If you were to wear boots to a formal dress code, be sure to stick with dark leather in brown or black and avoid suede or other more napped/rugged materials.
Opinions can vary on this matter, but ultimately, a pair of Oxfords or Derbys would usually look more natural with a suit than a pair of dress boots.
7. Brogue Patterns Often Look Great
The term “brogue” is often misunderstood. It essentially refers to the decorative perforations (i.e holes) that you often find on dress shoes and boots.
They usually line the seams, but you can also get patterns of brogue perforations on the toe cap itself in the form of what’s known as a “medallion”.
Brogue patterns can be found on many dress boots and they can look great when combined with a fitting pair of chinos.
It’s eye-catching and a great way to make the lower half of your outfit stand out a little.
Remember, brogue patterns are a casual feature. You wouldn’t want much brogue-ing at all when dressing for a formal dress code.
But given the fact that you’re wearing chinos, the most formal dress code you’ll be dressing for is going to be business-casual in any case.
Brogue dress boots can be worn with chinos to casual, smart-casual, or business-casual settings.

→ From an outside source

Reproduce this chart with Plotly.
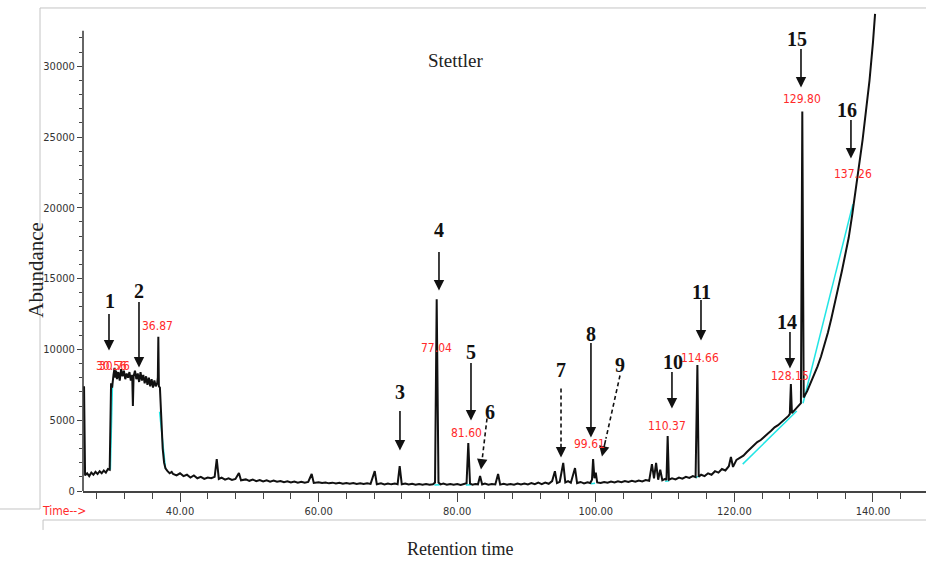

With business-casual, however, be careful not to go overboard with the brogue patterns on the boots. Try to keep it relatively subtle – wingtips may be a bit too much but not out of the question by any means.
Overall, don’t be afraid to liven the combination up with brogue patterns if it appeals to you.
This tip, as well as the others on this list, should ensure you maximize the potential that wearing chinos with boots can bring.